К чему же будить в человеке зверя? Поставленный перед выбором, в кого ему расти – в Бога или в зверя, человек может выбрать зверя. Ведь выбор, о котором своею жизнью говорит Христос, – выбор добровольный. Не станет ли тяжела такая свобода для смертного? Не лучше ли будет ее немного урезать? С одной стороны, урежем ее тем, что вместо Бога, которого слабый и грешный смертный мог бы все же избрать, внесем в бюллетень Человека. С другой стороны, если избиратель отдаст свой голос Зверю, этого Зверя всегда можно запереть в клетку. Результаты выборов и предъявляет Христу Великий Инквизитор. Большинство подданных выбрало Человека. Человек, как малолетний государь, при котором Великий Инквизитор будет опекуном-регентом, и посажен на царство. Человеку отныне будут приноситься жертвы. Таким образом, под прикрытием учения Христа Великий Инквизитор создал новую религию, религию человекобожия, или гуманизма. Христос отвечает Инквизитору безмолвным поцелуем. Потрясенный, старик отпускает Христа, запретив Ему возвращаться.
Религиозная вера в человека безосновательна прежде всего потому, что, предпочтя самого себя инстанции высшей, человек обречен, выбирая между свободой и благополучием, остановиться на втором. А это равносильно отступничеству от лучшего в самом себе, от божественного начала и ведет к возрастанию начала природного, звериного. Да, человечество, направляемое Великим Инквизитором, не выбрало Зверя, но тайно поклонилось ему. Учение о Грехопадении и проливает свет на эту великую тайну. Не назвал бы Достоевский своего Инквизитора Великим, если бы хотя бы на секунду усомнился в силе заключенного в человеке зверя, нуждающегося в крепкой безжалостной руке, которая бы его обуздала. Природное, неизбежно животное начало человек пытается прикрыть маской. Прикрыть, обуздать снаружи постромками и ремешками социального намордника, следуя доходчивым инструкциям вожатых человечества от Платона и Конфуция до Кампанеллы и Маркса, вместо того чтобы преодолевать это начало изнутри лицом, которое медленно, но неотвратимо, совершенно непостижимым образом (вот чего Великий Инквизитор не учел) поднимается из глубины.
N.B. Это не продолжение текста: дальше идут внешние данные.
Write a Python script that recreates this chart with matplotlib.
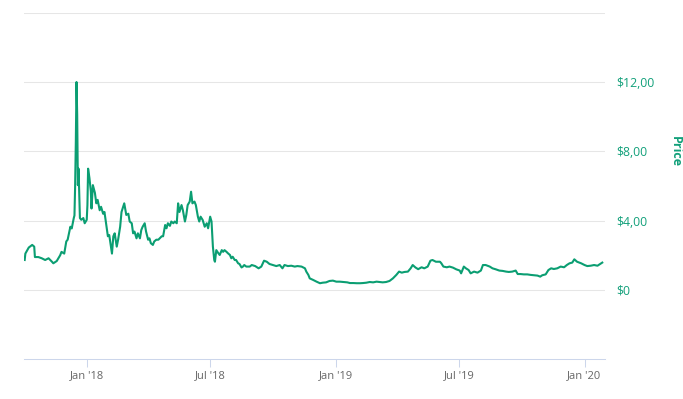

Инквизитор гонит человеческий табун в рай, суля, но редко простирая перед ним поля блаженства.
Утописты с их культом Порядка, освященным платоновско-конфуцианской доктриной «служения народу», главной издержкой которой является умаление личности, не представляют себе человека без маски. Ничто так не упорядочивает стихийное, природное начало в личности, как маска, которая вероломно коллективизирует личность. Конфуций предпочитал маски бархатные и назвал их Этикетом, веря в то, что «просвещение, пропаганда жизненных канонов сами сделают свое дело» и золотой век в ближайшей исторической перспективе будет воскрешен. Конфуций был «добрым» утопистом [458]. Платон – сторонник крутых мер: его социальным идеалом является железная маска, которую он вместе с сословными порядками заимствует у Спарты, Крита и Египта [459].